Any zombies, etc, use your X-acto knife before priming to gouge, scar, slash wounds on them.

Shields: X-acto knife gouges, slashes, etc, onto them - same for helmets.

Eyes: when (like me) you paint one wonderful eye and the other one is just not-worth-it - paint an eyepatch there instead; it looks cool, doesn't give you mis-matched eyes, and will actually heighten the looks of the one good painted eye.

Swords: when a sword breaks off, it's an opportunity! Take some wire (experiment with different sizes) and smash it flat in a vise making sure to have some round-wire left on the end - then drill a hole in the fist, epoxy it in and voila! Note: you can even use a file before attaching and end up with a sharp (don't cut yourself) sword. Copper wire looks great!

Oh, and slivers of glass (broken wine glasses work well) make awesome glassteel swords and daggers. Just caution your players or real blood will get on your battlemat.

If, like me, you have more-than-one of the same figure, you can modify them like this:

a) put figure in a heat-proof Pyrex custard dish (or bowl if bigger),

b) pour boiling water over figure until covered (keep that water boiling, you'll need more)

c) after 3 minutes or so, drain quickly and again cover with boiling water (might have to repeat this step multiple times for heavier, larger figures)

d) take out of hot-water bath (careful! hot!) and slooowly, easy-does-it-carefully pull, twist, bend the figure to a different shape

e) let cool completely before painting or doing anything else to it.

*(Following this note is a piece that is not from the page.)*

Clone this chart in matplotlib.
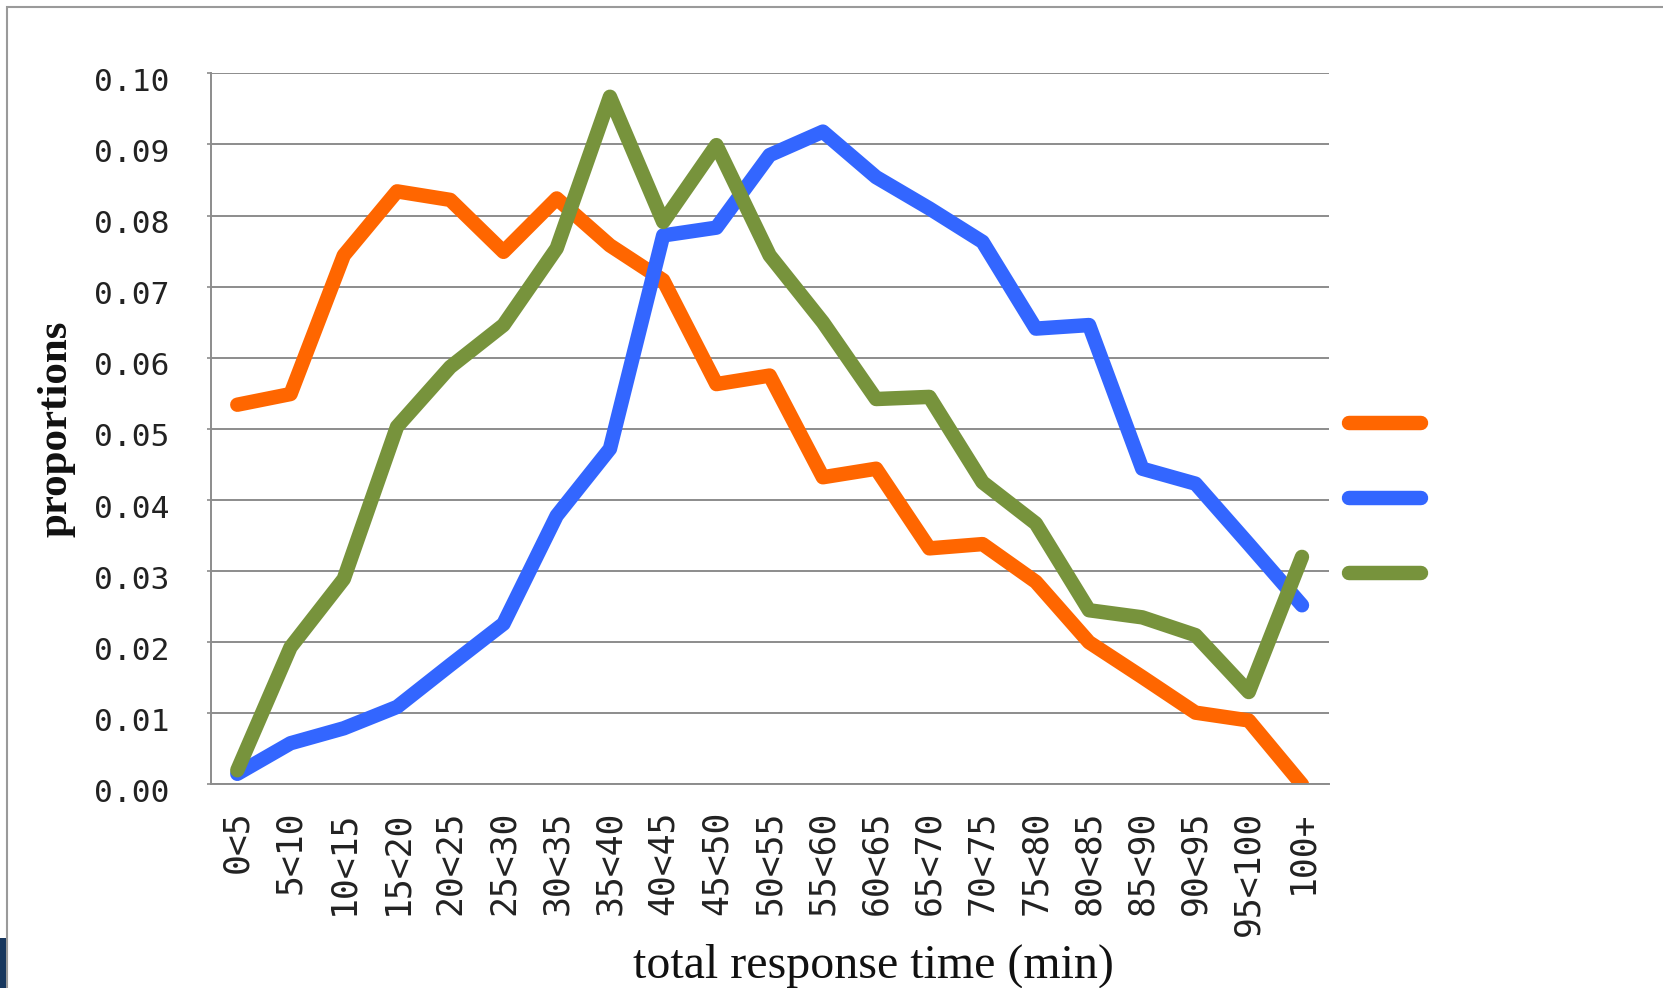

For nun-chucks: take a figure holding a spear (or staff), chop off the spearhead on top and the shaft a bit below the fist, twist the figure's wrist so the shaft is at about a 45-degree angle, on the top-end epoxy the end-link of a 5-or-more-links small jewelry chain (I always pry open that last link and bend it around the end of the shaft and then epoxy it), then epoxy about a 3/8ths inch length of round toothpick to the free end of the chain. (Same procedure basically for creating a morningstar).

I've a two-weapon female figure that, when I tried re-positioning her dagger wrist, I broke the dagger-and-hand off. So, I just drilled a small hole in the stump, bent the pointy end of a sewing pin into a hook and glued it in there.

Those thin wooden coffee-stirring sticks can be X-acto'd into great wings also: I have a wizard figure with an iguana-sized lizard on his shoulder, so I just winged it into a pseudo-dragon this way.